Selon Benjamin Oreskes, journaliste politique au New York Times, Andrew Cuomo, son principal concurrent qui était au départ de la campagne donné largement vainqueur, a consacré beaucoup de temps à courtiser les votes des juifs orthodoxes, rencontrant des rabbins principalement à Brooklyn. Un clientélisme qui n’a pas porté ses fruits.
Une gauche jeune, radicale et antiraciste
La dimension symbolique d’une potentielle élection de Mamdani résonne particulièrement dans un pays où est portée par le président Donald Trump une islamophobie systémique. L’émergence d’un leader musulman à New York envoie un signal fort sur la capacité de résistance antiraciste de certaines métropoles.

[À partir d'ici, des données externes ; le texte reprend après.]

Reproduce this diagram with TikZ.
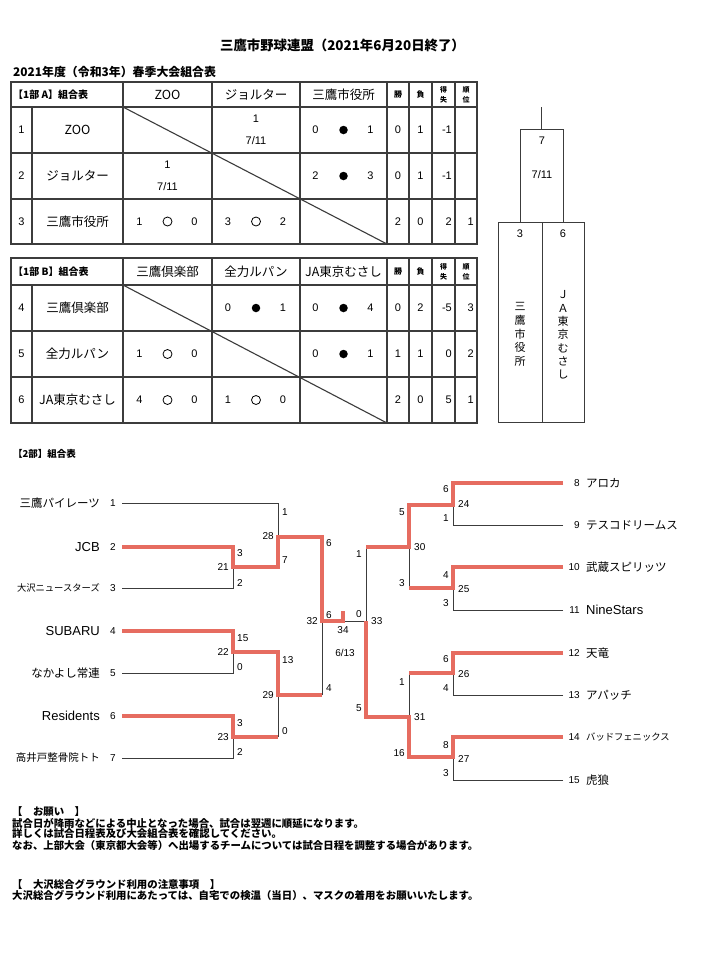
\documentclass[tikz,border=0pt]{standalone}
\usepackage{fontspec}
\setmainfont{Liberation Sans}
\newfontfamily\jp{Noto Sans CJK JP}
\usepackage{xcolor}
\usepackage{tikz}
\usetikzlibrary{calc}
\definecolor{winred}{RGB}{230,108,96}
\definecolor{rulegray}{RGB}{60,60,60}

\begin{document}
\begin{tikzpicture}[x=1pt, y=-1pt,
    grid/.style={line width=1.1pt, draw=rulegray},
    headline/.style={font=\jp\bfseries\fontsize{10}{12}\selectfont, anchor=west, inner sep=0pt},
    teamcell/.style={font=\jp\fontsize{12.5}{14}\selectfont, inner sep=1pt},
    numcell/.style={font=\fontsize{11}{13}\selectfont, inner sep=1pt},
    tinyhead/.style={font=\jp\bfseries\fontsize{7}{10}\selectfont, align=center, inner sep=0pt},
    lostmark/.style={circle, fill=black, minimum size=8.5pt, inner sep=0pt},
    wonmark/.style={circle, draw=black, line width=0.8pt, minimum size=9pt, inner sep=0pt},
    boxline/.style={line width=1pt, draw=rulegray},
    loseline/.style={line width=1pt, rulegray},
    winline/.style={line width=3.4pt, winred},
    seed/.style={font=\fontsize{10}{11}\selectfont, inner sep=1pt},
    score/.style={font=\fontsize{10}{11}\selectfont, inner sep=1pt},
    teamname/.style={font=\jp\fontsize{11.5}{13}\selectfont, inner sep=1pt},
    latinname/.style={font=\fontsize{13}{15}\selectfont, inner sep=1pt},
    note/.style={font=\jp\bfseries\fontsize{10.4}{11}\selectfont, anchor=west, inner sep=0pt},
]
\fill[white] (0,0) rectangle (701,962);
\useasboundingbox (0,0) rectangle (701,962);

% === Titles ===
\node[font=\jp\bfseries\fontsize{13.4}{15}\selectfont] (title) at (342.5,45) {三鷹市野球連盟（2021年6月20日終了）};
\node[headline, font=\jp\bfseries\fontsize{11.9}{14}\selectfont] (season) at (13,72) {2021年度（令和3年）春季大会組合表};

% === League grids (A and B) ===
\foreach \t/\h/\ra/\rb/\b in {82/107/153/199/244, 258/285/331/377/423}{
    \draw[grid] (11,\t) rectangle (477,\b);
    \foreach \y in {\h,\ra,\rb} \draw[grid] (11,\y) -- (477,\y);
    \draw[grid] (32,\h) -- (32,\b);
    \foreach \x in {123,212,300,387,409,432,455} \draw[grid] (\x,\t) -- (\x,\b);
    \draw[grid] (123,\h) -- (387,\b);
}

% === League A ===
\node[headline] (hdA) at (13,94.5) {【1部 A】組合表};
\node[teamcell] (hA1) at (167.5,94.5) {ZOO};
\node[teamcell] (hA2) at (256,94.5) {ジョルター};
\node[teamcell] (hA3) at (343.5,94.5) {三鷹市役所};
\node[tinyhead, font=\jp\bfseries\fontsize{8}{10}\selectfont] (wA) at (398,94.5) {勝};
\node[tinyhead, font=\jp\bfseries\fontsize{8}{10}\selectfont] (lA) at (420.5,94.5) {負};
\node[tinyhead] (dA) at (443.5,95) {得\\失};
\node[tinyhead] (rA) at (466,95) {順\\位};

\foreach \n/\y/\name in {1/130/ZOO, 2/176/ジョルター, 3/221.5/三鷹市役所}{
    \node[numcell] (nA\n) at (21.5,\y) {\n};
    \node[teamcell] (tA\n) at (77.5,\y) {\name};
}
\foreach \x/\y/\a/\s/\b [count=\i] in {343.5/130/0/lostmark/1, 343.5/176/2/lostmark/3,
        167.5/221.5/1/wonmark/0, 256/221.5/3/wonmark/2}{
    \node[numcell] (aA\i) at ({\x-28},\y) {\a};
    \node[\s] (mA\i) at (\x,\y) {};
    \node[numcell] (bA\i) at ({\x+27},\y) {\b};
}
\node[numcell] (gA1) at (256,119) {1};
\node[numcell] (dtA1) at (256,141) {7/11};
\node[numcell] (gA2) at (167.5,165) {1};
\node[numcell] (dtA2) at (167.5,187) {7/11};
\foreach \y/\w/\l/\d/\r [count=\i] in {130/0/1/-1/{}, 176/0/1/-1/{}, 221.5/2/0/2/1}{
    \node[numcell] (swA\i) at (398,\y) {\w};
    \node[numcell] (slA\i) at (420.5,\y) {\l};
    \node[numcell, anchor=east] (sdA\i) at (453,\y) {\d};
    \node[numcell, anchor=east] (srA\i) at (475,\y) {\r};
}

% === League B ===
\node[headline] (hdB) at (13,271.5) {【1部 B】組合表};
\node[teamcell] (hB1) at (167.5,271.5) {三鷹倶楽部};
\node[teamcell] (hB2) at (256,271.5) {全力ルパン};
\node[teamcell] (hB3) at (343.5,271.5) {JA東京むさし};
\node[tinyhead, font=\jp\bfseries\fontsize{8}{10}\selectfont] (wB) at (398,271.5) {勝};
\node[tinyhead, font=\jp\bfseries\fontsize{8}{10}\selectfont] (lB) at (420.5,271.5) {負};
\node[tinyhead] (dB) at (443.5,272) {得\\失};
\node[tinyhead] (rB) at (466,272) {順\\位};

\foreach \n/\y/\name in {4/308/三鷹倶楽部, 5/354/全力ルパン, 6/400/JA東京むさし}{
    \node[numcell] (nB\n) at (21.5,\y) {\n};
    \node[teamcell] (tB\n) at (77.5,\y) {\name};
}
\foreach \x/\y/\a/\s/\b [count=\i] in {256/308/0/lostmark/1, 343.5/308/0/lostmark/4,
        167.5/354/1/wonmark/0, 343.5/354/0/lostmark/1,
        167.5/400/4/wonmark/0, 256/400/1/wonmark/0}{
    \node[numcell] (aB\i) at ({\x-28},\y) {\a};
    \node[\s] (mB\i) at (\x,\y) {};
    \node[numcell] (bB\i) at ({\x+27},\y) {\b};
}
\foreach \y/\w/\l/\d/\r [count=\i] in {308/0/2/-5/3, 354/1/1/0/2, 400/2/0/5/1}{
    \node[numcell] (swB\i) at (398,\y) {\w};
    \node[numcell] (slB\i) at (420.5,\y) {\l};
    \node[numcell, anchor=east] (sdB\i) at (453,\y) {\d};
    \node[numcell, anchor=east] (srB\i) at (475,\y) {\r};
}

% === Division 1 final ===
\node[boxline, minimum width=43pt, minimum height=93pt, inner sep=0pt] (fin) at (541.5,175.5) {};
\node[boxline, minimum width=44pt, minimum height=200pt, inner sep=0pt] (lb3) at (520,322) {};
\node[boxline, minimum width=42pt, minimum height=200pt, inner sep=0pt] (lb6) at (563,322) {};
\coordinate (champ) at (541.5,107);
\draw[boxline] (fin.north) -- (champ);
\node[numcell] (fg) at (542,141) {7};
\node[numcell] (fd) at (542,175) {7/11};
\node[numcell] (fs3) at (520,234) {3};
\node[numcell] (fs6) at (563,234) {6};
\node[align=center, font=\jp\fontsize{11}{13.75}\selectfont] (fn3) at (520,334.5) {三\\鷹\\市\\役\\所};
\node[align=center, font=\jp\fontsize{11}{13.3}\selectfont] (fn6) at (563,335) {Ｊ\\Ａ\\東\\京\\む\\さ\\し};

% === Division 2 bracket ===
\node[headline, font=\jp\bfseries\fontsize{9.5}{11}\selectfont] (hd2) at (13,454) {【2部】組合表};

\foreach \n/\y in {1/503,2/547,3/588,4/631,5/673,6/716,7/758}{
    \node[seed] (s\n) at (113,\y) {\n};
    \coordinate (a\n) at (122,\y);
}
\foreach \n/\y in {8/483,9/525,10/567,11/610,12/653,13/695,14/737,15/780}{
    \node[seed, anchor=east] (s\n) at (581,\y) {\n};
    \coordinate (a\n) at (563,\y);
}

\node[teamname, anchor=east] (n1) at (101,503) {三鷹パイレーツ};
\node[latinname, anchor=east] (n2) at (101,547) {JCB};
\node[teamname, anchor=east, font=\jp\fontsize{9.3}{11}\selectfont] (n3) at (101,588) {大沢ニュースターズ};
\node[latinname, anchor=east] (n4) at (101,631) {SUBARU};
\node[teamname, anchor=east] (n5) at (101,673) {なかよし常連};
\node[latinname, anchor=east] (n6) at (101,716) {Residents};
\node[teamname, anchor=east, font=\jp\fontsize{10.5}{12}\selectfont] (n7) at (101,758) {高井戸整骨院トト};
\node[teamname, anchor=west] (n8) at (585,483) {アロカ};
\node[teamname, anchor=west] (n9) at (585,525) {テスコドリームス};
\node[teamname, anchor=west] (n10) at (585,567) {武蔵スピリッツ};
\node[latinname, anchor=west] (n11) at (585,610) {NineStars};
\node[teamname, anchor=west] (n12) at (585,653) {天竜};
\node[teamname, anchor=west] (n13) at (585,695) {アパッチ};
\node[teamname, anchor=west, font=\jp\fontsize{9.3}{11}\selectfont] (n14) at (585,737) {バッドフェニックス};
\node[teamname, anchor=west] (n15) at (585,780) {虎狼};

% match junctions
\coordinate (m21) at (233,567);
\coordinate (m22) at (233,652);
\coordinate (m23) at (233,737);
\coordinate (m28) at (278,537);
\coordinate (m29) at (278,695);
\coordinate (m32) at (322,621);
\coordinate (m34) at (343,621);
\coordinate (m33) at (366,621);
\coordinate (m30) at (409,547);
\coordinate (m31) at (409,717);
\coordinate (m24) at (453,505);
\coordinate (m25) at (453,588);
\coordinate (m26) at (453,673);
\coordinate (m27) at (453,757);

% losing paths
\draw[loseline] (a1) -| (m28);
\draw[loseline] (a3) -| (m21);
\draw[loseline] (a5) -| (m22);
\draw[loseline] (a7) -| (m23);
\draw[loseline] (m23 -| m29) -- (m29);
\draw[loseline] (m29 -| m32) -- (m32);
\draw[loseline] (m34) -- (m33);
\draw[loseline] (a9) -| (m24);
\draw[loseline] (a11) -| (m25);
\draw[loseline] (a13) -| (m26);
\draw[loseline] (a15) -| (m27);
\draw[loseline] (m25 -| m30) -- (m30);
\draw[loseline] (m26 -| m31) -- (m31);
\draw[loseline] (m30 -| m33) -- (m33);

% winning paths
\draw[winline] (a2) -| (m21) -| (m28) -| (m32) -- (m34) -- ++(0,-10);
\draw[winline] (a4) -| (m22) -| (m29) -- (m29 -| m32);
\draw[winline] (a6) -| (m23) -- (m23 -| m29);
\draw[winline] (a8) -| (m24) -| (m30) -- (m30 -| m33);
\draw[winline] (a10) -| (m25) -- (m25 -| m30);
\draw[winline] (a12) -| (m26) -- (m26 -| m31);
\draw[winline] (a14) -| (m27) -| (m31) -| (m33);

% scores, left half
\foreach \x/\y/\v in {236/553/3, 236/583/2, 236/638/15, 236/667/0, 236/723/3, 236/752/2,
        281/512/1, 281/560/7, 281/660/13, 281/731/0, 325/543/6, 325/615/6, 325/688/4}{
    \node[score, anchor=west] (sc\x-\y) at (\x,\y) {\v};
}
\foreach \x/\y/\v in {230/567/21, 230/652/22, 230/737/23, 275/536/28, 275/695/29, 319/621/32}{
    \node[score, anchor=east] (gm\v) at (\x,\y) {\v};
}

% scores, right half
\foreach \x/\y/\v in {363/554/1, 363/708/5, 363/614/0, 406/512/5, 406/583/3, 406/682/1, 406/753/16,
        450/489/6, 450/518/1, 450/575/4, 450/603/3, 450/659/6, 450/688/4, 450/745/8, 450/773/3}{
    \node[score, anchor=east] (sc\x-\y) at (\x,\y) {\v};
}
\foreach \x/\y/\v in {370/621/33, 413/547/30, 413/717/31, 457/504/24, 457/589/25, 457/674/26, 457/759/27}{
    \node[score, anchor=west] (gm\v) at (\x,\y) {\v};
}
\node[score] (gm34) at (343,630) {34};
\node[score] (fday) at (345,653) {6/13};

% === Notes ===
\node[note] (ask0) at (12,812) {【　お願い　】};
\node[note] (ask1) at (12,823) {試合日が降雨などによる中止となった場合、試合は翌週に順延になります。};
\node[note] (ask2) at (12,834) {詳しくは試合日程表及び大会組合表を確認してください。};
\node[note] (ask3) at (12,845) {なお、上部大会（東京都大会等）へ出場するチームについては試合日程を調整する場合があります。};
\node[note] (use0) at (12,884) {【　大沢総合グラウンド利用の注意事項　】};
\node[note] (use1) at (12,895) {大沢総合グラウンド利用にあたっては、自宅での検温（当日）、マスクの着用をお願いいたします。};

\end{tikzpicture}
\end{document}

Cette victoire s’inscrit dans une dynamique nouvelle et plus large de transformation de la gauche américaine. Après les percées d’Alexandria Ocasio-Cortez, Rashida Tlaib ou Ilhan Omar au Congrès, l’élection d’un maire socialiste et musulman à New York marquerait une nouvelle étape du renouveau démocrate.
New York pourrait devenir le fer de lance d’une résistance urbaine articulant justice sociale et défense des minorités. Le programme Mamdani, qui prévoit notamment de renforcer la protection des sans-papiers et d’investir massivement dans le logement social, dessine les contours d’une nouvelle stratégie portée par le flan gauche des Démocrates.
Zohran Mamdani : nouvel espoir de la jeunesse américaine
La victoire de Zohran Mamdani aux primaires démocrates à New York marque un tournant décisif et peut-être une nouvelle ère pour la gauche américaine. La jeunesse déçue par la politique internationale de Joe Biden s’est investie massivement pour le candidat socialiste en combinant le porte-à-porte et une grande campagne de financement portée par les petits donateurs.
L’enjeu dépasse désormais New York dans un contexte de crise démocratique et économique aux Etats-Unis. La montée des extrêmes incarnée par Elon Musk ou Marco Rubio (secrétaire d’Etat avec une croix sur le front) oblige la gauche à réussir sa mue vers un socialisme inclusif qui pourrait inspirer d’autres métropoles de Los Angeles à Chicago.